Dataset rows:
◆ ◆ ◆ ◆
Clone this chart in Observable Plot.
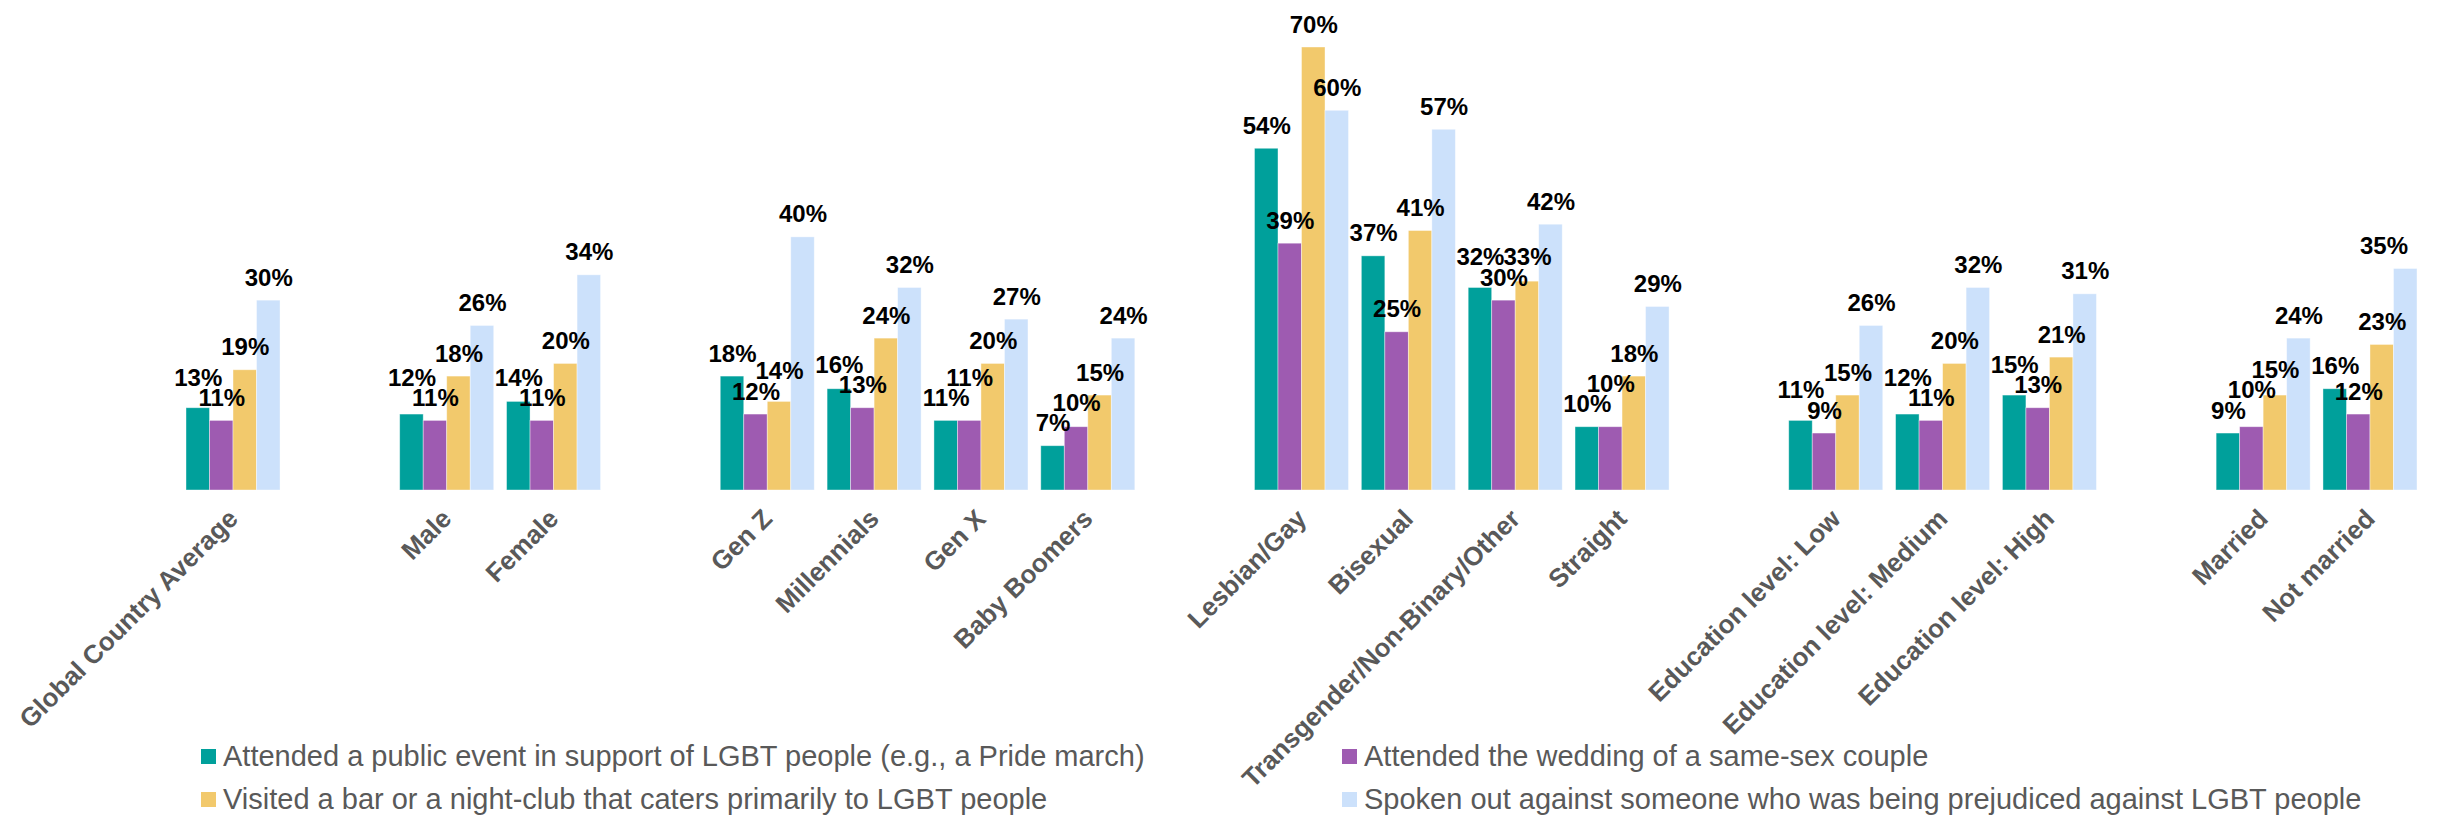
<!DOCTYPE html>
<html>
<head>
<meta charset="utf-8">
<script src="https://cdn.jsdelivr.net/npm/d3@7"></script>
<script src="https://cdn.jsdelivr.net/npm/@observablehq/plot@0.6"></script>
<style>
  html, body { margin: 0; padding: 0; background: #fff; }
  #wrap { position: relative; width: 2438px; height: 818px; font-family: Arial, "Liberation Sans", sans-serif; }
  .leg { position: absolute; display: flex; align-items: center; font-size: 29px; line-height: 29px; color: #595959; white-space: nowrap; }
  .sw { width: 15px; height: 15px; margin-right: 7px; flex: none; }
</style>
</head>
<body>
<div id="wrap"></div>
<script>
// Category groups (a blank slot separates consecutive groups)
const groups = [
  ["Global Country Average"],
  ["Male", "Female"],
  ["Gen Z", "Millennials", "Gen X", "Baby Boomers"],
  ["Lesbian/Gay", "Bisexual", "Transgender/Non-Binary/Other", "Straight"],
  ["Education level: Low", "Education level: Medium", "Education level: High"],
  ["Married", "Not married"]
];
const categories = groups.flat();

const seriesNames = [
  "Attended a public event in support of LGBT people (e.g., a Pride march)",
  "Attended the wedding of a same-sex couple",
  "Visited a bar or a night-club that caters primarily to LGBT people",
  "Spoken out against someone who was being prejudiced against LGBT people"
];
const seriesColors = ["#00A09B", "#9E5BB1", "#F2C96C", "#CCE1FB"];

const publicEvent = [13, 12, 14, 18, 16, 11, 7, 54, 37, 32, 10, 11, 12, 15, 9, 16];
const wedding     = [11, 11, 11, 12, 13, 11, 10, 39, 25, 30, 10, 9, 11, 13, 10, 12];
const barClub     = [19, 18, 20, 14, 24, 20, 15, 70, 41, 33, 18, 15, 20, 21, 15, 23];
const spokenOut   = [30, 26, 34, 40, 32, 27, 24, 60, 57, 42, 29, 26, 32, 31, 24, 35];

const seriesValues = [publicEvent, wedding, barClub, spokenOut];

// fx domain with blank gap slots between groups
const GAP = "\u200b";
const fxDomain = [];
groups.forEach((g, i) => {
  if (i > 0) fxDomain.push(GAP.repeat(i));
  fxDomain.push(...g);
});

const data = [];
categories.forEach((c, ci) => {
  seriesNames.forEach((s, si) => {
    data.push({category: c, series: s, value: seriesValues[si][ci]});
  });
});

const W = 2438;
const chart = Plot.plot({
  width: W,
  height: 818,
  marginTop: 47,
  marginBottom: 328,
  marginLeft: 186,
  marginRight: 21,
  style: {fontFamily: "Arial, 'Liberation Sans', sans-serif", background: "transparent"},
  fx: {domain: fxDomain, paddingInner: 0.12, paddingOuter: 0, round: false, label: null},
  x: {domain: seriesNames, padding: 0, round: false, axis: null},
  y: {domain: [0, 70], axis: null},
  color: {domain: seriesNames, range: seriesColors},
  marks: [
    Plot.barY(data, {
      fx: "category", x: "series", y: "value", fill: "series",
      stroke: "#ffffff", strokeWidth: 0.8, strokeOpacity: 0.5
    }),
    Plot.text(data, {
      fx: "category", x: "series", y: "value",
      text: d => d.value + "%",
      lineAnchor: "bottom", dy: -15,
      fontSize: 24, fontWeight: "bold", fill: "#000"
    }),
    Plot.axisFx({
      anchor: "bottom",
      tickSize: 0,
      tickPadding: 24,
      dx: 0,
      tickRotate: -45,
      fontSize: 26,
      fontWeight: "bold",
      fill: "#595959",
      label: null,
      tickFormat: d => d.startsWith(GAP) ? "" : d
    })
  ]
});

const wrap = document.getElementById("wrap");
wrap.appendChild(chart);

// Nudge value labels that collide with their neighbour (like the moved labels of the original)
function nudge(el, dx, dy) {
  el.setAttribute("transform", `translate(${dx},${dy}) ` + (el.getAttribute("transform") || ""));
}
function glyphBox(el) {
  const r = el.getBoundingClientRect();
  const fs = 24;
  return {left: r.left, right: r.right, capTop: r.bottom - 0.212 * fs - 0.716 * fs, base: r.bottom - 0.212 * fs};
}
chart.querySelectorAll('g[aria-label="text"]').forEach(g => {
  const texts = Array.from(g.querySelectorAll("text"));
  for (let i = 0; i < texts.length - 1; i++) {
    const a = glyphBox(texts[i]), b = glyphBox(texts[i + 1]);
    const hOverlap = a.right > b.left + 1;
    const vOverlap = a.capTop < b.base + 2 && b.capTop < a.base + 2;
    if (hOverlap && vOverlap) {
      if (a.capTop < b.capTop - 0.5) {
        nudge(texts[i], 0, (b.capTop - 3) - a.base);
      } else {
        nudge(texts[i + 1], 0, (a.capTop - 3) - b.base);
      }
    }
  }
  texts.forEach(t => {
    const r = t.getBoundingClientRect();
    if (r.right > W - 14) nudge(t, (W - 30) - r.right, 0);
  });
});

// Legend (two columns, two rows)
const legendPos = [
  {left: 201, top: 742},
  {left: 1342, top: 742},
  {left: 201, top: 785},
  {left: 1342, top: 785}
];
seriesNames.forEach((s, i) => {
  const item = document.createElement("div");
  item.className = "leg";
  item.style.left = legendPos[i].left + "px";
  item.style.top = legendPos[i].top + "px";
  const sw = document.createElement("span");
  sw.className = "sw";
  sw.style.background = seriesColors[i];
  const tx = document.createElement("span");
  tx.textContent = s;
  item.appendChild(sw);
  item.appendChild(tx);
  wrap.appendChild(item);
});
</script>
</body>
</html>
◆ ◆ ◆ ◆
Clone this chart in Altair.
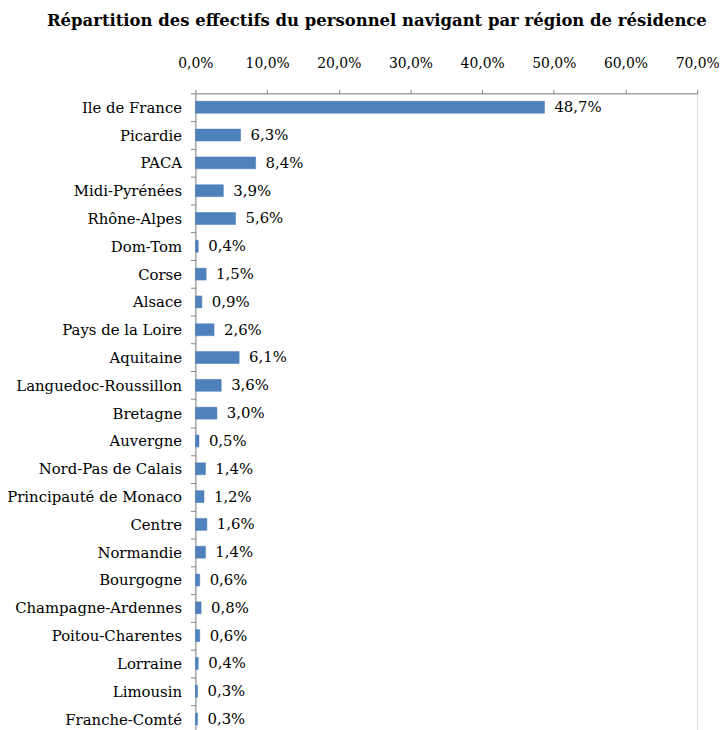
◆ ◆ ◆ ◆
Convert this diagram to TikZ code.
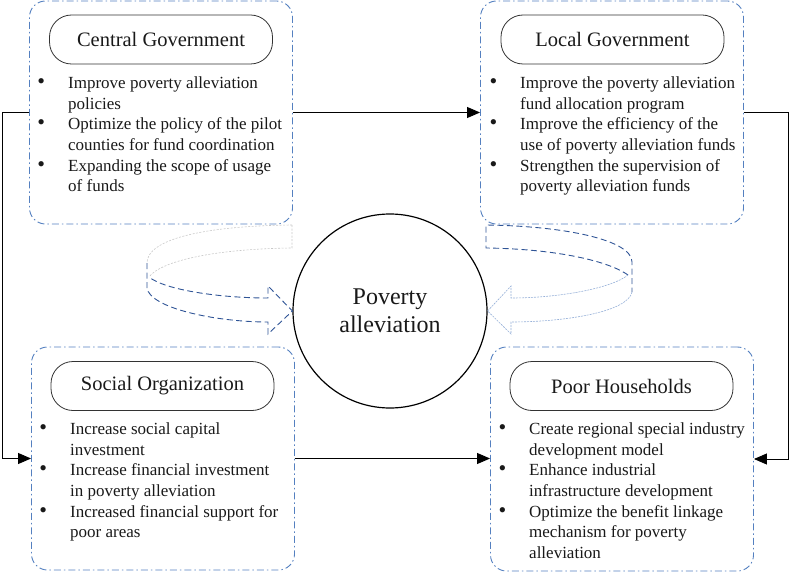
◆ ◆ ◆ ◆
What needs to be done:
Identify every line above with the string "chart" in it. Copy those lines.

In response:
Clone this chart in Observable Plot.
const chart = Plot.plot({
wrap.appendChild(chart);
chart.querySelectorAll('g[aria-label="text"]').forEach(g => {
Clone this chart in Altair.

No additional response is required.